Hyoe is also a ronin, but in his life of wandering he’s found a kind of freedom even as he straddles an awkward line, sometimes working with an old friend from the same clan, Doken (Shinichi Tsutsumi), who has turned the other way and is now the security chief for the government in Kyoto with his own gang of bandit dent collectors. Hyoe’s role is, ostensibly, to stop peasant uprisings, which he does, but mostly because he knows they’re pointless and the farmers armed with little more than hoes and stolen armour will simply be massacred, but he’s also secretly plotting a giant rebellion of his own, harnassing the forces of the ronin and the fed up peasants to storm the capital, burn the debt agreements, and rescue the women taken in lieu of payment. 
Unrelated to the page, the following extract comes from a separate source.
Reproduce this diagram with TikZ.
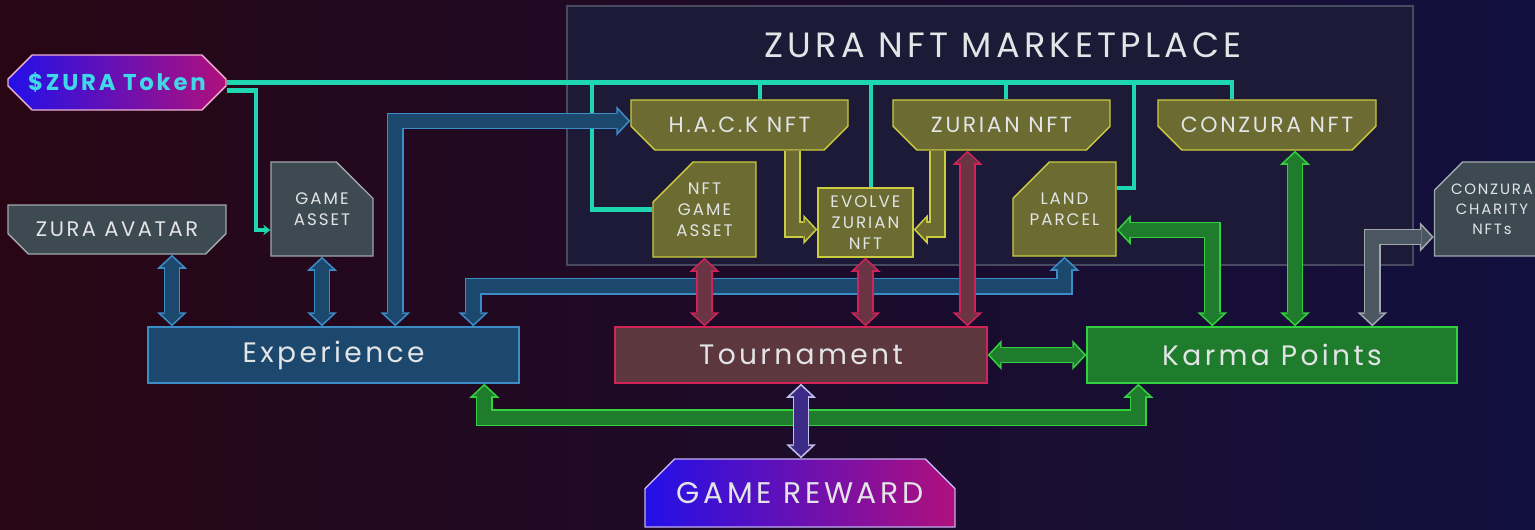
\documentclass[tikz,border=0pt]{standalone}
\usepackage{fontspec}
\setmainfont{Poppins}
\newfontfamily\widefont[LetterSpace=12]{Poppins}
\usetikzlibrary{positioning, shapes.misc, arrows.meta, calc}

\definecolor{bgleft}{RGB}{40,6,20}
\definecolor{bgmid}{RGB}{10,10,26}
\definecolor{bgright}{RGB}{18,16,62}
\definecolor{marketfill}{RGB}{28,26,54}
\definecolor{marketline}{RGB}{72,74,98}
\definecolor{textgray}{RGB}{226,228,230}
\definecolor{tokencyan}{RGB}{64,216,232}
\definecolor{busteal}{RGB}{30,214,176}
\definecolor{gradblue}{RGB}{34,16,232}
\definecolor{gradpink}{RGB}{176,16,124}
\definecolor{olivefill}{RGB}{107,107,50}
\definecolor{oliveline}{RGB}{204,204,64}
\definecolor{grayfill}{RGB}{62,74,82}
\definecolor{grayline}{RGB}{160,168,172}
\definecolor{bluefill}{RGB}{28,72,110}
\definecolor{blueline}{RGB}{60,140,200}
\definecolor{redfill}{RGB}{92,56,62}
\definecolor{redarrow}{RGB}{106,52,68}
\definecolor{redline}{RGB}{208,36,88}
\definecolor{greenfill}{RGB}{30,124,44}
\definecolor{greenline}{RGB}{52,208,64}
\definecolor{purplefill}{RGB}{60,44,136}
\definecolor{purpleline}{RGB}{192,192,232}
\definecolor{arrowgray}{RGB}{74,86,98}

\begin{document}
\begin{tikzpicture}[x=0.02cm, y=-0.02cm,
    box/.style={draw, line width=0.8pt, text=textgray, align=center, inner sep=0pt},
    chamf/.style={box, chamfered rectangle, chamfered rectangle sep=#1},
    olivebox/.style={fill=olivefill, draw=oliveline},
    graybox/.style={fill=grayfill, draw=grayline},
    gradbox/.style={left color=gradblue, right color=gradpink},
    small/.style={font=\widefont\fontsize{9.5}{12}\selectfont},
    mid/.style={font=\widefont\fontsize{12.5}{15}\selectfont},
    big/.style={font=\widefont\fontsize{16}{19}\selectfont},
    bus/.style={draw=busteal, line width=2.3pt},
    fat/.style 2 args={draw=#2, line width=7.8pt, shorten <=1.3pt, shorten >=1.3pt,
      arrows={Triangle[length=5.8pt,width=12.4pt,line width=0pt]-Triangle[length=5.8pt,width=12.4pt,line width=0pt]},
      preaction={draw=#1, line width=9.6pt, shorten <=0pt, shorten >=0pt,
        arrows={Triangle[length=8pt,width=17.1pt,line width=0pt]-Triangle[length=8pt,width=17.1pt,line width=0pt]}}},
    fatend/.style 2 args={draw=#2, line width=7.8pt, shorten >=1.3pt,
      arrows={-Triangle[length=5.8pt,width=12.4pt,line width=0pt]},
      preaction={draw=#1, line width=9.6pt, shorten >=0pt,
        arrows={-Triangle[length=8pt,width=17.1pt,line width=0pt]}}}
  ]
  % background and marketplace frame
  \useasboundingbox (0,0) rectangle (1535,529);
  \fill[left color=bgleft, middle color=bgmid, right color=bgright] (0,0) rectangle (1535,529);
  \node[draw=marketline, fill=marketfill, line width=0.8pt, minimum width=16.92cm, minimum height=5.18cm] (market) at (990,135.5) {};
  \node[text=textgray, font=\widefont\fontsize{20}{24}\selectfont] (title) at (1003,45) {ZURA NFT MARKETPLACE};

  % nodes
  \node[chamf=0.28cm, gradbox, draw={rgb,255:red,240;green,176;blue,208}, text=tokencyan, minimum width=4.36cm, minimum height=1.1cm,
        font=\widefont\bfseries\fontsize{13}{16}\selectfont] (token) at (117,82.5) {\$ZURA Token};
  \node[chamf=0.26cm, chamfered rectangle corners={south west,south east}, graybox, minimum width=4.36cm, minimum height=0.98cm,
        font=\widefont\fontsize{12}{15}\selectfont] (avatar) at (117,229.5) {ZURA AVATAR};
  \node[chamf=0.4cm, chamfered rectangle corners=north east, graybox, small, minimum width=2.04cm, minimum height=1.88cm] (gameasset) at (322,209) {GAME\\ASSET};
  \node[chamf=0.4cm, chamfered rectangle corners=north west, olivebox, small, minimum width=2.06cm, minimum height=1.9cm] (nftasset) at (704.5,209.5) {NFT\\GAME\\ASSET};
  \node[chamf=0.4cm, chamfered rectangle corners=north west, olivebox, small, minimum width=2.06cm, minimum height=1.88cm] (land) at (1064.5,209) {LAND\\PARCEL};
  \node[chamf=0.28cm, chamfered rectangle corners=north west, graybox, font=\widefont\fontsize{8.5}{11.5}\selectfont, minimum width=2.3cm, minimum height=1.88cm] (charity) at (1492,209) {CONZURA\\CHARITY\\NFTs};
  \node[chamf=0.32cm, chamfered rectangle corners={south west,south east}, olivebox, mid, minimum width=4.34cm, minimum height=1cm] (hack) at (739.5,125) {H.A.C.K NFT};
  \node[chamf=0.32cm, chamfered rectangle corners={south west,south east}, olivebox, mid, minimum width=4.34cm, minimum height=1cm] (zurian) at (1001.5,125) {ZURIAN NFT};
  \node[chamf=0.32cm, chamfered rectangle corners={south west,south east}, olivebox, mid, minimum width=4.36cm, minimum height=1cm] (conzura) at (1267,125) {CONZURA NFT};
  \node[box, olivebox, small, minimum width=1.9cm, minimum height=1.38cm] (evolve) at (865.5,222.5) {EVOLVE\\ZURIAN\\NFT};
  \node[box, fill=bluefill, draw=blueline, big, minimum width=7.42cm, minimum height=1.12cm] (exp) at (333.5,355) {Experience};
  \node[box, fill=redfill, draw=redline, big, minimum width=7.44cm, minimum height=1.12cm] (tour) at (801,355) {Tournament};
  \node[box, fill=greenfill, draw=greenline, big, minimum width=7.4cm, minimum height=1.12cm] (karma) at (1272,355) {Karma Points};
  \node[chamf=0.38cm, chamfered rectangle corners={north west,north east}, gradbox, draw={rgb,255:red,192;green,176;blue,240},
        font=\widefont\fontsize{17}{20}\selectfont, minimum width=6.2cm, minimum height=1.36cm] (reward) at (800,493) {GAME REWARD};

  % token bus
  \coordinate (tap1) at (592,82.5);
  \coordinate (tap2) at (760,82.5);
  \coordinate (tap3) at (871,82.5);
  \coordinate (tap4) at (1006,82.5);
  \coordinate (tap5) at (1134,82.5);
  \draw[bus] (token.east) -| ($(conzura.north west)+(75,0)$);
  \draw[bus] (tap1) |- (nftasset.west);
  \draw[bus] (tap2) -- (tap2 |- hack.north);
  \draw[bus] (tap3) -- (tap3 |- evolve.north);
  \draw[bus] (tap4) -- (tap4 |- zurian.north);
  \draw[bus] (tap5) |- ($(land.east)+(0,-21)$);
  \draw[bus, -{Stealth[length=4pt,width=6pt]}] ($(token.east)+(0,8)$) -| ($(gameasset.west)+(-14,21)$) -- ($(gameasset.west)+(0,21)$);

  % blue links
  \coordinate (avx) at ($(avatar.south)+(55,0)$);
  \draw[fat={blueline}{bluefill}] (avx) -- (avx |- exp.north);
  \draw[fat={blueline}{bluefill}] (gameasset.south) -- (gameasset.south |- exp.north);
  \draw[fat={blueline}{bluefill}] ($(exp.north west)+(248,0)$) |- ($(hack.west)+(0,-4)$);
  \draw[fat={blueline}{bluefill}] ($(exp.north west)+(326,0)$) -- ++(0,-40) -| (land.south);

  % red links
  \coordinate (zx) at ($(zurian.south)+(-34,0)$);
  \draw[fat={redline}{redarrow}] (nftasset.south) -- (nftasset.south |- tour.north);
  \draw[fat={redline}{redarrow}] (evolve.south) -- (evolve.south |- tour.north);
  \draw[fat={redline}{redarrow}] (zx) -- (zx |- tour.north);

  % olive links
  \draw[fatend={oliveline}{olivefill}] ($(hack.south)+(53,0)$) |- ($(evolve.west)+(0,7)$);
  \draw[fatend={oliveline}{olivefill}] ($(zurian.south)+(-64,0)$) |- ($(evolve.east)+(0,7)$);

  % green links
  \coordinate (cx) at ($(conzura.south)+(28,0)$);
  \draw[fat={greenline}{greenfill}] (tour.east) -- (karma.west);
  \draw[fat={greenline}{greenfill}] ($(karma.north west)+(126,0)$) |- ($(land.east)+(0,21)$);
  \draw[fat={greenline}{greenfill}] (cx) -- (cx |- karma.north);
  \draw[fat={greenline}{greenfill}] ($(exp.south west)+(337,0)$) -- ++(0,34) -| ($(karma.south west)+(52,0)$);

  % charity and reward links
  \draw[fat={grayline}{arrowgray}] ($(karma.north west)+(286,0)$) |- ($(charity.west)+(0,28)$);
  \draw[fat={purpleline}{purplefill}] (tour.south) -- (tour.south |- reward.north);
\end{tikzpicture}
\end{document}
But to do so means he’ll have to betray his oldest friend and that he likely won’t survive. Still he thinks someone’s got to do something about this rotten world and sees a better one beyond it if only they can throw off the yoke of the samurai class that thinks peasants are the same bugs to squeezed dry under their boots. That’s perhaps why he trains a young successor, knowing that can’t remake the world with just this one assault on the mechanisms of government and that even if they get rid of the drunken fool Lord Nawa (Kazuki Kitamura), someone not all that different will pop up in his place. “Tax is supposed to improve people lives,” one of the revolters screams at a young soldier, not pay for a new wing at the palace, though it’s a lesson the young shogun seems incapable of learning even as the city burns all around him. 

Taking a leaf out of The Betrayal’s book, the climax is a lengthy action sequence in which Hyoe’s apprentice Saizo (Kento Nagao) takes on half the Kyoto garrison single-handed armed only with his staff. Though the themes are common enough for jidaigeki, though in truth jidaigeki mainly refers to films set in the Edo era under the Tokugawa peace, Irie modernises the way battle is depicted to incorporate wuxia-style wirework and rooftop chases along with martial arts training sequences for the young Saizo who learns the way of the warrior from a cackling old man with a long white beard (Akira Emoto) who has also taken in a young Korean woman (Rina Takeda) who was sold to a brothel by her father in just another one of the injustices of the era but has now become a badass archer and another of Hyoe’s righteous avengers. Solidarity is it seems the best weapon, along with biding your time and knowing when to retreat because this is a war that’s never really won but only held back while the powers that be never really learn.


Samurai Fury is released Digitally in the US Oct. 7 courtesy of Well Go USA.